** Begin **
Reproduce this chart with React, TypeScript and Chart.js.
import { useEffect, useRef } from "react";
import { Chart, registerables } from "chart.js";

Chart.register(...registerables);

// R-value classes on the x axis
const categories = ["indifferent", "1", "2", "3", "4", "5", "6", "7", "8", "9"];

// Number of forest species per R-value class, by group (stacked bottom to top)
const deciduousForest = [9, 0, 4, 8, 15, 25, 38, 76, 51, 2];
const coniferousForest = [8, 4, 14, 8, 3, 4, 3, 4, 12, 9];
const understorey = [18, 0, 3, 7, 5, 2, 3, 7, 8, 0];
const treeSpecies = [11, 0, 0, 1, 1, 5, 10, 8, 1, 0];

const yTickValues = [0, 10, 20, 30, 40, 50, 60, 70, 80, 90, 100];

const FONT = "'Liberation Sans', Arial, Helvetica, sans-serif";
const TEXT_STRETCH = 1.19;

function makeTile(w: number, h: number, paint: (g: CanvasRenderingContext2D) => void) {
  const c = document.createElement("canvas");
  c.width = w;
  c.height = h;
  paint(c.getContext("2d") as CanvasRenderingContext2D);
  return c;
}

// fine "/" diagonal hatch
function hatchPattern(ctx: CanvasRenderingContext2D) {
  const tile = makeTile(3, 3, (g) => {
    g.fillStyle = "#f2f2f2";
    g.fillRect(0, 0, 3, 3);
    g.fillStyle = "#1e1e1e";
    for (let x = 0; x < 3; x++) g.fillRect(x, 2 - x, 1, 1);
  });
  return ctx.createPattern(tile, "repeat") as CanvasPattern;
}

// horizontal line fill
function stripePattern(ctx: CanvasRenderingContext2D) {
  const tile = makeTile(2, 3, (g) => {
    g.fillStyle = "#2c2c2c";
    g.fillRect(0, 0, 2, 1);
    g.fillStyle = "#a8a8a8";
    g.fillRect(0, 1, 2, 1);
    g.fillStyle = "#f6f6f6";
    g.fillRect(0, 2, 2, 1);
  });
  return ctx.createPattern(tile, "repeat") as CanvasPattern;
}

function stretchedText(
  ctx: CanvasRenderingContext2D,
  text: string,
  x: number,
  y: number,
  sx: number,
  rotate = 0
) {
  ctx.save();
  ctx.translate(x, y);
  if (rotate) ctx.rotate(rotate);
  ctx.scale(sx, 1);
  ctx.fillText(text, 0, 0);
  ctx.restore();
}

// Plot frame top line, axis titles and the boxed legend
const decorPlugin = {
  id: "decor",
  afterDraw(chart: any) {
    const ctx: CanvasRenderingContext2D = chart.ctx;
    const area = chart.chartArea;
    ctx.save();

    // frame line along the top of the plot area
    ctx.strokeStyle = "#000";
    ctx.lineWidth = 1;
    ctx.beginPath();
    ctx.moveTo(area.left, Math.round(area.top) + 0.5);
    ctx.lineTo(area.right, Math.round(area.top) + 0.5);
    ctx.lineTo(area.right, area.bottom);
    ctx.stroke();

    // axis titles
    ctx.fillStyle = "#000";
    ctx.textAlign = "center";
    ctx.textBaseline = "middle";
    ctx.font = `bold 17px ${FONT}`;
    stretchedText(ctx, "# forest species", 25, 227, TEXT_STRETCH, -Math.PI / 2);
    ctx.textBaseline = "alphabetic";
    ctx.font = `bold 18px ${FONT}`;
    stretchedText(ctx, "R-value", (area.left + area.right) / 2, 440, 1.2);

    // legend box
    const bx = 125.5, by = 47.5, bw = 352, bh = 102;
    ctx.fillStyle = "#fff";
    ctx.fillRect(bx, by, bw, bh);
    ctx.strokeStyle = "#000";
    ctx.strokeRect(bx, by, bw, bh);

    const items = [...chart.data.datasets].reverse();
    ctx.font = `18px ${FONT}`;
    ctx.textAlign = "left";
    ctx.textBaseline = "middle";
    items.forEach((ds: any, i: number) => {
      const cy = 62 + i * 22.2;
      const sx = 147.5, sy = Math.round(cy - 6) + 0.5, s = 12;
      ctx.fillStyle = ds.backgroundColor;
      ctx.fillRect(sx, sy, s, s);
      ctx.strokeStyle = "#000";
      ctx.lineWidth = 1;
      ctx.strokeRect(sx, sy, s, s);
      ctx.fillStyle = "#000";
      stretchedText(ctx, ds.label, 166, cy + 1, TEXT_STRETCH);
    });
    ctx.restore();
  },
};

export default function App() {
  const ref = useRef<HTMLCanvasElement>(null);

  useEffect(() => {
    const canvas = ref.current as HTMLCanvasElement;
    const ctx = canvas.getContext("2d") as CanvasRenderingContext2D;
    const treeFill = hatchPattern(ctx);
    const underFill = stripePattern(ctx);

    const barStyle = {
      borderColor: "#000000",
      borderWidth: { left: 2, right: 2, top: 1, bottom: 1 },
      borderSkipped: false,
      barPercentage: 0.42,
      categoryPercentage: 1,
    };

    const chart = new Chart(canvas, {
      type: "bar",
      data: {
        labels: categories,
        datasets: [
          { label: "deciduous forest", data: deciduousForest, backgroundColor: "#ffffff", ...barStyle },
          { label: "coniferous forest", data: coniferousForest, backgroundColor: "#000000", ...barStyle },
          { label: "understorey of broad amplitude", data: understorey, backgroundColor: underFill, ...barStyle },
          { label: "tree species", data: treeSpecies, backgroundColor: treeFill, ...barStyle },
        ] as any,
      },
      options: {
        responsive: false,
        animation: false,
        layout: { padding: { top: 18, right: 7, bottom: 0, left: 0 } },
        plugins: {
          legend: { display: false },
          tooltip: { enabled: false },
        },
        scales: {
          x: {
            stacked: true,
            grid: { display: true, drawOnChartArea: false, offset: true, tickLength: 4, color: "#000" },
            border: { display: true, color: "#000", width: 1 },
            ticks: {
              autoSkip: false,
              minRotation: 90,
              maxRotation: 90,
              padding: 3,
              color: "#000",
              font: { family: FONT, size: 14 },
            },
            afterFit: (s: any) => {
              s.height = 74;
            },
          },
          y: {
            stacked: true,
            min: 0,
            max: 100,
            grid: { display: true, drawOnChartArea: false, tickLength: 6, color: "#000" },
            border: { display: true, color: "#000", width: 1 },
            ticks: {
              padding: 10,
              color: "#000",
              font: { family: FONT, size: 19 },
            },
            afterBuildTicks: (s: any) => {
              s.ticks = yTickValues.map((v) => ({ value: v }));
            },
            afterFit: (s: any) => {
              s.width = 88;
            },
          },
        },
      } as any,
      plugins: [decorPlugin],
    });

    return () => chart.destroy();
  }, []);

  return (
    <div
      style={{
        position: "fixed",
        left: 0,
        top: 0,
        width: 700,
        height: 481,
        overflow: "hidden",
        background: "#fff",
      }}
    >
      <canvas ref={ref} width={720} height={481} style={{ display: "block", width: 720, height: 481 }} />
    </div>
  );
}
** End **
** Begin **
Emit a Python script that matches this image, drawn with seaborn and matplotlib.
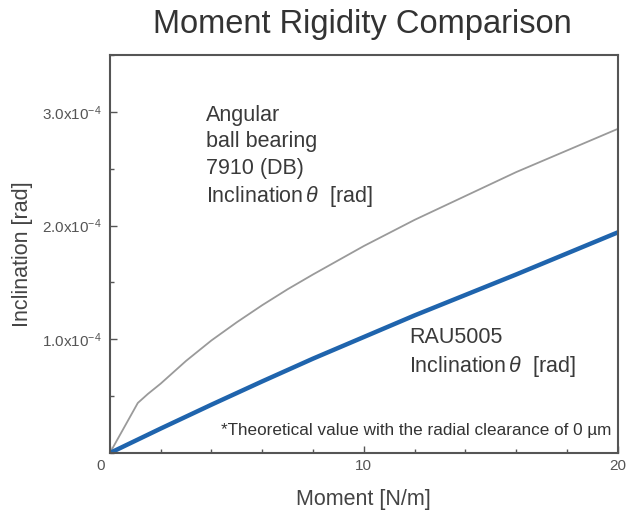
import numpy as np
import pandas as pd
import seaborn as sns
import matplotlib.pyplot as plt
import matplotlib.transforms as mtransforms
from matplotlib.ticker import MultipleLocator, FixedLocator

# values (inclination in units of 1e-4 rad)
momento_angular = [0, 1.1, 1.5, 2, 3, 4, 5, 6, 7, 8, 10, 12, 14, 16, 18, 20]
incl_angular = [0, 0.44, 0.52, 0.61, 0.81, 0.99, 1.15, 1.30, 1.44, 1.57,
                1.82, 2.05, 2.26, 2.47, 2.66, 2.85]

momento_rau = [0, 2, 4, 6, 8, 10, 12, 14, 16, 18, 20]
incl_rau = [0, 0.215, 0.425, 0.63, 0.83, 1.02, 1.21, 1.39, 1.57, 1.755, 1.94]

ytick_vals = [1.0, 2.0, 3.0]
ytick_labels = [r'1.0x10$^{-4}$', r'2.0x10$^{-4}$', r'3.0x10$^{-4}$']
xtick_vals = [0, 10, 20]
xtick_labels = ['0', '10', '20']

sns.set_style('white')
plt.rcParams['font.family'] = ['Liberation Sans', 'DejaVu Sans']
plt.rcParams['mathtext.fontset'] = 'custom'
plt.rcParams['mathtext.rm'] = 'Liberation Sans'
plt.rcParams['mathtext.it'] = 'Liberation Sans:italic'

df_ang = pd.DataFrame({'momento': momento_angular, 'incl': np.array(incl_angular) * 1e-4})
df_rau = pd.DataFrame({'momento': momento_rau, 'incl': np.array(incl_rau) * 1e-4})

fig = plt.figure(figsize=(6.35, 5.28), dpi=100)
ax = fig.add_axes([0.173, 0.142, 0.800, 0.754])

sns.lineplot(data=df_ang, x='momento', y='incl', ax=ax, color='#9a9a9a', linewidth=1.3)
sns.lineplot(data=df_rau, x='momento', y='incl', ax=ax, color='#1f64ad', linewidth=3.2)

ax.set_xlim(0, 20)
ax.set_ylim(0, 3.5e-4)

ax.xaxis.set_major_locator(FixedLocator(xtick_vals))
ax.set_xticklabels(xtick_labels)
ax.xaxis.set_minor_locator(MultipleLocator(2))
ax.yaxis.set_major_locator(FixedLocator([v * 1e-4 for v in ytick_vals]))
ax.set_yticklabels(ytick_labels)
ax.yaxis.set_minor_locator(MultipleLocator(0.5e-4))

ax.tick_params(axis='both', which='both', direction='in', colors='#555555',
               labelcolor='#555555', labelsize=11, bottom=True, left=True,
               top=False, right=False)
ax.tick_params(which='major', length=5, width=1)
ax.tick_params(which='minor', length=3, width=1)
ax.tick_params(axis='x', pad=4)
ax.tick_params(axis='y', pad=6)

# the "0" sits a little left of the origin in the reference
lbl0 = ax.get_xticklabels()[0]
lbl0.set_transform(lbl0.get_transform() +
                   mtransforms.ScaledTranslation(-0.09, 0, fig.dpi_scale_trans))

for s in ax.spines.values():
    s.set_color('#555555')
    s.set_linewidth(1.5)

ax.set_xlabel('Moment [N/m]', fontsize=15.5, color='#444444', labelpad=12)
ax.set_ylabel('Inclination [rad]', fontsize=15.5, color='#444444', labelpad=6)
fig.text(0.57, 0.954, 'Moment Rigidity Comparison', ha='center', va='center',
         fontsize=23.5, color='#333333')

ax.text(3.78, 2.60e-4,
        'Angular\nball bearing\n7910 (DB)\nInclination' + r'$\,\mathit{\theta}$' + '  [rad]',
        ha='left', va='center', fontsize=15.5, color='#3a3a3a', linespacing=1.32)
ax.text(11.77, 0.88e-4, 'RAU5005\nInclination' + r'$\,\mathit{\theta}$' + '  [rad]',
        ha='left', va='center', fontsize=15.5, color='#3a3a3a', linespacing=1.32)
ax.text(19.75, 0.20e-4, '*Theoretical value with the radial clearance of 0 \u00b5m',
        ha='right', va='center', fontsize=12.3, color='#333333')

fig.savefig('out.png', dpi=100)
** End **
** Begin **
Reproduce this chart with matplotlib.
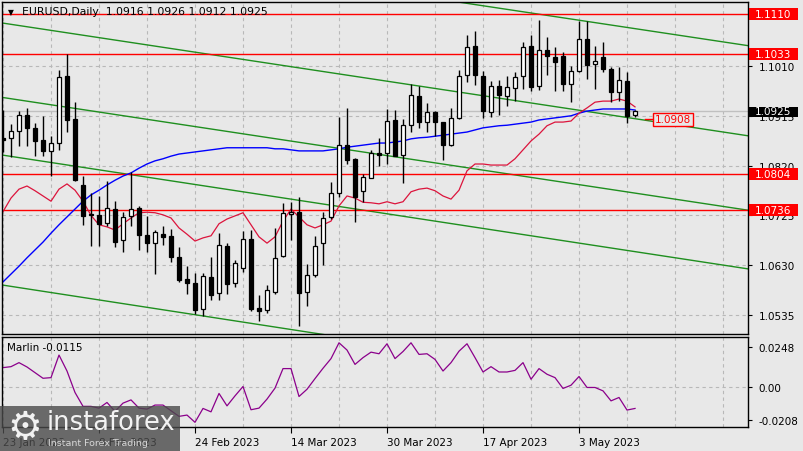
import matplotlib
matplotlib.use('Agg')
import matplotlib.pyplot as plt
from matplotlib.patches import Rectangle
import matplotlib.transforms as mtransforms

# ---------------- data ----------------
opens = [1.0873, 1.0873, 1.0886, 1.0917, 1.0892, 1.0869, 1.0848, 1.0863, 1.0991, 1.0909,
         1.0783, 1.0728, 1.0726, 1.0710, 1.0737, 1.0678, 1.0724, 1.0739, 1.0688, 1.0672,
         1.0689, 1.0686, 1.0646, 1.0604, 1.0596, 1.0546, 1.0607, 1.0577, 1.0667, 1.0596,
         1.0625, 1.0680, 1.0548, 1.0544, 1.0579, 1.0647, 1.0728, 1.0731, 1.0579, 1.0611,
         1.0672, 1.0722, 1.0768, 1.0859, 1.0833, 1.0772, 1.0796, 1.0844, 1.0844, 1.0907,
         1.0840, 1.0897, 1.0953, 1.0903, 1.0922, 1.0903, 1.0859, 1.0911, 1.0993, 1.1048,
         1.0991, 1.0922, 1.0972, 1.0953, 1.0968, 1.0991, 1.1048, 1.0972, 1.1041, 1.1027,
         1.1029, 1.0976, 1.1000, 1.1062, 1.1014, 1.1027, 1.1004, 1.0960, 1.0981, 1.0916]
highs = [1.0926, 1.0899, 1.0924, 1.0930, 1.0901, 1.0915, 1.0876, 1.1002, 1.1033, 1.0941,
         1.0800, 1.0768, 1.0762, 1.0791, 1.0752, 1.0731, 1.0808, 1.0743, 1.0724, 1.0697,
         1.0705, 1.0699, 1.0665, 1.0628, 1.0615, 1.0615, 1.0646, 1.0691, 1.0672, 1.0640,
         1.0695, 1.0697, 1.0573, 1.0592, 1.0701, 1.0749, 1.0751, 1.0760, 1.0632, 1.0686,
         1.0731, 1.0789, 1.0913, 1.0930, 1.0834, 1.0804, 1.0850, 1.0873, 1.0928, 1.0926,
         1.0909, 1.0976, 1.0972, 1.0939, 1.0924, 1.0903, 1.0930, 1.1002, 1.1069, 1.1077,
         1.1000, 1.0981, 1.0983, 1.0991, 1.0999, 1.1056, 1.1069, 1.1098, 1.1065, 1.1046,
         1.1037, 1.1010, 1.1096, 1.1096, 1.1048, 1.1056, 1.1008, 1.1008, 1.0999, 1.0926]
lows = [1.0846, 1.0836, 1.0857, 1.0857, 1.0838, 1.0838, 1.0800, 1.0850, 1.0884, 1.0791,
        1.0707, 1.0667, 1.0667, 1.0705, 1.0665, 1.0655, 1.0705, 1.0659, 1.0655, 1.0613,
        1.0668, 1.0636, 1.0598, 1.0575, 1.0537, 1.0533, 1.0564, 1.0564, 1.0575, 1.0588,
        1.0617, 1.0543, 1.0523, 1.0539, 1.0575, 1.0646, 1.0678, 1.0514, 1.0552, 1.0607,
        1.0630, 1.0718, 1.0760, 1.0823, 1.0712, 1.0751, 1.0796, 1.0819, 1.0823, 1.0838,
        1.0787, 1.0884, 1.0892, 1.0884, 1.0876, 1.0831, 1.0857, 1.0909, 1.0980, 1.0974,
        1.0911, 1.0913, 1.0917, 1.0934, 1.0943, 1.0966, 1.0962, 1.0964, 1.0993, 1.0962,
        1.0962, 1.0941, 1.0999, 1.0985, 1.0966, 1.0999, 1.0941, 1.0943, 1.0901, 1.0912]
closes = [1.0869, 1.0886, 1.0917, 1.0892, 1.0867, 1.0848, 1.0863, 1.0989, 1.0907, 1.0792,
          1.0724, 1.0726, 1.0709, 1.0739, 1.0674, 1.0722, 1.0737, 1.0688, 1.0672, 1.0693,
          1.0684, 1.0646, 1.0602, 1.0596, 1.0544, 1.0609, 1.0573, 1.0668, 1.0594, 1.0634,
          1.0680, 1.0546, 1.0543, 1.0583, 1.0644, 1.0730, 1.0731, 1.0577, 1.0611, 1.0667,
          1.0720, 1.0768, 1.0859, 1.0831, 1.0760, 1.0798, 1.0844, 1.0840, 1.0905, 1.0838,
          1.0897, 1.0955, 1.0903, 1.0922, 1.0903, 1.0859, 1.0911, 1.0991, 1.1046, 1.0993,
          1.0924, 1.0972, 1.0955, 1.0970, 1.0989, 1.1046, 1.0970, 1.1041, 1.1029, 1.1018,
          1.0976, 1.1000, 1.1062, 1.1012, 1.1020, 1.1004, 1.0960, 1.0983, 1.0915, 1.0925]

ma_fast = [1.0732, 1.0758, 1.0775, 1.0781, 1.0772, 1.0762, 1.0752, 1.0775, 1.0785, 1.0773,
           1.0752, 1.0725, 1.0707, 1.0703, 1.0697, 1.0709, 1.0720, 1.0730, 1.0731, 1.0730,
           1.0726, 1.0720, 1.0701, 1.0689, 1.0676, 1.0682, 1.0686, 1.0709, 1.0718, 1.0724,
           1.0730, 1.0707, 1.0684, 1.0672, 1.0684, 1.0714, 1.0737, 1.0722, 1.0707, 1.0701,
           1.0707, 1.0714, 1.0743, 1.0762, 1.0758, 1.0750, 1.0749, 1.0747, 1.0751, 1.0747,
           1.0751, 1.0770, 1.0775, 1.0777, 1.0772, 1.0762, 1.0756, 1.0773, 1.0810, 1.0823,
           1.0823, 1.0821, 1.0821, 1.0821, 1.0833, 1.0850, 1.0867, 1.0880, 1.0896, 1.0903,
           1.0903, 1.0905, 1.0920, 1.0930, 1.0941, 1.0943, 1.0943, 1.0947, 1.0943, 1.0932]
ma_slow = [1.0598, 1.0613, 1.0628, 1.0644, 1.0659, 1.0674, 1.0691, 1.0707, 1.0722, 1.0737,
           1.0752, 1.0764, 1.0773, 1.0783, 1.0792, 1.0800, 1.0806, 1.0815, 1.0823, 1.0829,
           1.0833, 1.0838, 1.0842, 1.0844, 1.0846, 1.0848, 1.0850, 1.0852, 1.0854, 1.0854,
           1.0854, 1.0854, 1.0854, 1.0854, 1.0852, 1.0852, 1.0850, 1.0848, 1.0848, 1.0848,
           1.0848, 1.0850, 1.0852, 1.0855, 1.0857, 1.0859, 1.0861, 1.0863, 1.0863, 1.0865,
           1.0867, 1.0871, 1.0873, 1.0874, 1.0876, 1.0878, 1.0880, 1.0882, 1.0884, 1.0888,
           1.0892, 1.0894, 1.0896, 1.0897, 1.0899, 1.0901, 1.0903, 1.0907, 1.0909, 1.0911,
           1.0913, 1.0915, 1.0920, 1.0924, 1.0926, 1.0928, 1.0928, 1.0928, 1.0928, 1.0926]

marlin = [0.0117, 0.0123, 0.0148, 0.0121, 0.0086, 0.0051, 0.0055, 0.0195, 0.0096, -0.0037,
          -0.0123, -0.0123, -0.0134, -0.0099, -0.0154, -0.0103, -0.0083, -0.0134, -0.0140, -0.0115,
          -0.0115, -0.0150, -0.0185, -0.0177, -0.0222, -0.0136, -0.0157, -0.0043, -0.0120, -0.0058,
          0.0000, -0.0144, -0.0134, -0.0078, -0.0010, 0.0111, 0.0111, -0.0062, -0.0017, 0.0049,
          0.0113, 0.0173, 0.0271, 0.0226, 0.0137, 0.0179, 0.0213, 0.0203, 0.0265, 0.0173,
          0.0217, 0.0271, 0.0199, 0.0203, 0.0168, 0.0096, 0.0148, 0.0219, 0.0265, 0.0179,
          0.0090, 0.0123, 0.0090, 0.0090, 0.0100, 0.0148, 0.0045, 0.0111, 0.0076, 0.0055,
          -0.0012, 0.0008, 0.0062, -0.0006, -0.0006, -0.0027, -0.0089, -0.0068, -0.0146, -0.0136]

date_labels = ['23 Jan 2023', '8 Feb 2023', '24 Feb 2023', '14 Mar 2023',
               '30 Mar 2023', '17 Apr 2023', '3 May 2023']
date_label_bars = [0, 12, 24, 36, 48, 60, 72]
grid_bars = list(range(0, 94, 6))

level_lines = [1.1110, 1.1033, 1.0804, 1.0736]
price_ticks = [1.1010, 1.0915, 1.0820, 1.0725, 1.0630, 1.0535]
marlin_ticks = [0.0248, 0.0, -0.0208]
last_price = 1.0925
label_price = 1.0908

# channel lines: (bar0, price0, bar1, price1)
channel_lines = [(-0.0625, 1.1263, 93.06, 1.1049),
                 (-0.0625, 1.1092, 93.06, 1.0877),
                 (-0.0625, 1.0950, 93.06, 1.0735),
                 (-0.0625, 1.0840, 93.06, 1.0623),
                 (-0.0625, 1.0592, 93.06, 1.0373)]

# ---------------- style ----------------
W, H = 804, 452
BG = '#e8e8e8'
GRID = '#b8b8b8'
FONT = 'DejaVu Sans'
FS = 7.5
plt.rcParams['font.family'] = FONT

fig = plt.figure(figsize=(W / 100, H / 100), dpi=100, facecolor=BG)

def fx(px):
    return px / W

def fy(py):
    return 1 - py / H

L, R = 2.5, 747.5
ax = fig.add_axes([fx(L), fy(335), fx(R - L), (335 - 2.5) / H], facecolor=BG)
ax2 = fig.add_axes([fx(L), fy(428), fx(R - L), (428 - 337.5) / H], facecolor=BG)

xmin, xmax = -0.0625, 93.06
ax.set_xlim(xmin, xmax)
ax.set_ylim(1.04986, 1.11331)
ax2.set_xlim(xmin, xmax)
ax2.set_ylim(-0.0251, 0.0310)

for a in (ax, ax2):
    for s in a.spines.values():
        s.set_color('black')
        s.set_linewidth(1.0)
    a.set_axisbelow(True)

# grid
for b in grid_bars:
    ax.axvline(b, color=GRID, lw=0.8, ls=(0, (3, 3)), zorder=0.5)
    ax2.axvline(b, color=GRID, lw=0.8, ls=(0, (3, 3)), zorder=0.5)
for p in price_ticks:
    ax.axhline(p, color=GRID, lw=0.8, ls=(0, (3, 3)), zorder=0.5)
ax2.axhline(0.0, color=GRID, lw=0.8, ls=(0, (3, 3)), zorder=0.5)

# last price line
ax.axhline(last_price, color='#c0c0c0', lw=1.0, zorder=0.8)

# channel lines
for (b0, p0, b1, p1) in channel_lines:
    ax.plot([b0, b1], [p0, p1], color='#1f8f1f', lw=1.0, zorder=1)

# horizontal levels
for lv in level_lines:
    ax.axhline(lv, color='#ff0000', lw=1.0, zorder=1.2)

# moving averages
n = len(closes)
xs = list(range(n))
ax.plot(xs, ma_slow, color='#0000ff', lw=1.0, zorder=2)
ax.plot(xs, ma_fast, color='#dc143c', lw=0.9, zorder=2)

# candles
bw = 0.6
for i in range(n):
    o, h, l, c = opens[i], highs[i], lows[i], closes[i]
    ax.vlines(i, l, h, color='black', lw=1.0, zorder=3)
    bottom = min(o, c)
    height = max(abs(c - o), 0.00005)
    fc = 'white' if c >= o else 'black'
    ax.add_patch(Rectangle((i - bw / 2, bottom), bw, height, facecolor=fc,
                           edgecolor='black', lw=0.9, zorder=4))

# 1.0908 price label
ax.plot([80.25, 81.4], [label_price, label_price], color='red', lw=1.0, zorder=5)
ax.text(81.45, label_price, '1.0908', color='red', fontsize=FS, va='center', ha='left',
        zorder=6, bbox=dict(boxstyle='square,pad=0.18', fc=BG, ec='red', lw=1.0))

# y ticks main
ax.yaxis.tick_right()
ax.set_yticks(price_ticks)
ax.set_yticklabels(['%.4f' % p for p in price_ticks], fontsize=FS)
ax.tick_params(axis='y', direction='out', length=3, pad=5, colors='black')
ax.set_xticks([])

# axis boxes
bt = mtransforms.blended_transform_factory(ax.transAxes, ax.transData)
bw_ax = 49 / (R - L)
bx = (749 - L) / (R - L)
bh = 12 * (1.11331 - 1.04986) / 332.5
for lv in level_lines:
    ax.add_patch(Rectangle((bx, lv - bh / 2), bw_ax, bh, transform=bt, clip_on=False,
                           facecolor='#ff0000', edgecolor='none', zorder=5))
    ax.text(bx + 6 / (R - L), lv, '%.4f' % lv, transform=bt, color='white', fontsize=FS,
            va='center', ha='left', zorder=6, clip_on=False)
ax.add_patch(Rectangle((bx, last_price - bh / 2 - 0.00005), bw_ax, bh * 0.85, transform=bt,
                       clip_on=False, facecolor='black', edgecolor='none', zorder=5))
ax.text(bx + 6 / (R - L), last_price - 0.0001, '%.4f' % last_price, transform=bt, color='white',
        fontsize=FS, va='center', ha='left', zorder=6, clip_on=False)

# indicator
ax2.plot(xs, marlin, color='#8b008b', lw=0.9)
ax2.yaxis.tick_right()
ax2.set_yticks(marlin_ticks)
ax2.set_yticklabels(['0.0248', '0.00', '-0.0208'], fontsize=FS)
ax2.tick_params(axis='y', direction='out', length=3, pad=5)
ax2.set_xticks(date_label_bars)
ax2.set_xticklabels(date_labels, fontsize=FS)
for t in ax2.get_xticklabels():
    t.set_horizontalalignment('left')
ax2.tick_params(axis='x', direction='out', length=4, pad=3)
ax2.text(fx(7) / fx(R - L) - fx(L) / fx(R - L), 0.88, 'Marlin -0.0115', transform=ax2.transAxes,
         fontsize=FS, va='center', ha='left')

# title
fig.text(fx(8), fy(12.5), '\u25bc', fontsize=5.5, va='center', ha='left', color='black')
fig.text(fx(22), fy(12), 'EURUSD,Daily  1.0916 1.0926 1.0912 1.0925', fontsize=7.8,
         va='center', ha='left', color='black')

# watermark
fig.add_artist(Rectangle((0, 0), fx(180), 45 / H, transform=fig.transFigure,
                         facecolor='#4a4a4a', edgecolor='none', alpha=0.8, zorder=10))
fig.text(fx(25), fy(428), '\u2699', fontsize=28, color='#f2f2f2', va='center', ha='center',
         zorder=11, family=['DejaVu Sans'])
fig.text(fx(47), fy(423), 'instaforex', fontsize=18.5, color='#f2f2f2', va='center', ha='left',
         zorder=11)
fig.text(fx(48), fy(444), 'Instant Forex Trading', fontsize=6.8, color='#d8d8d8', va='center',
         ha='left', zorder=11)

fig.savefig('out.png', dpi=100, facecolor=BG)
** End **
The exercise: Without the pictures, write out exactly the lines from the one that has "Emit a Python" down to the one that has "momento_rau, 'incl': np.array(incl_rau)", both included.

Solved problem:
Emit a Python script that matches this image, drawn with seaborn and matplotlib.
import numpy as np
import pandas as pd
import seaborn as sns
import matplotlib.pyplot as plt
import matplotlib.transforms as mtransforms
from matplotlib.ticker import MultipleLocator, FixedLocator

# values (inclination in units of 1e-4 rad)
momento_angular = [0, 1.1, 1.5, 2, 3, 4, 5, 6, 7, 8, 10, 12, 14, 16, 18, 20]
incl_angular = [0, 0.44, 0.52, 0.61, 0.81, 0.99, 1.15, 1.30, 1.44, 1.57,
                1.82, 2.05, 2.26, 2.47, 2.66, 2.85]

momento_rau = [0, 2, 4, 6, 8, 10, 12, 14, 16, 18, 20]
incl_rau = [0, 0.215, 0.425, 0.63, 0.83, 1.02, 1.21, 1.39, 1.57, 1.755, 1.94]

ytick_vals = [1.0, 2.0, 3.0]
ytick_labels = [r'1.0x10$^{-4}$', r'2.0x10$^{-4}$', r'3.0x10$^{-4}$']
xtick_vals = [0, 10, 20]
xtick_labels = ['0', '10', '20']

sns.set_style('white')
plt.rcParams['font.family'] = ['Liberation Sans', 'DejaVu Sans']
plt.rcParams['mathtext.fontset'] = 'custom'
plt.rcParams['mathtext.rm'] = 'Liberation Sans'
plt.rcParams['mathtext.it'] = 'Liberation Sans:italic'

df_ang = pd.DataFrame({'momento': momento_angular, 'incl': np.array(incl_angular) * 1e-4})
df_rau = pd.DataFrame({'momento': momento_rau, 'incl': np.array(incl_rau) * 1e-4})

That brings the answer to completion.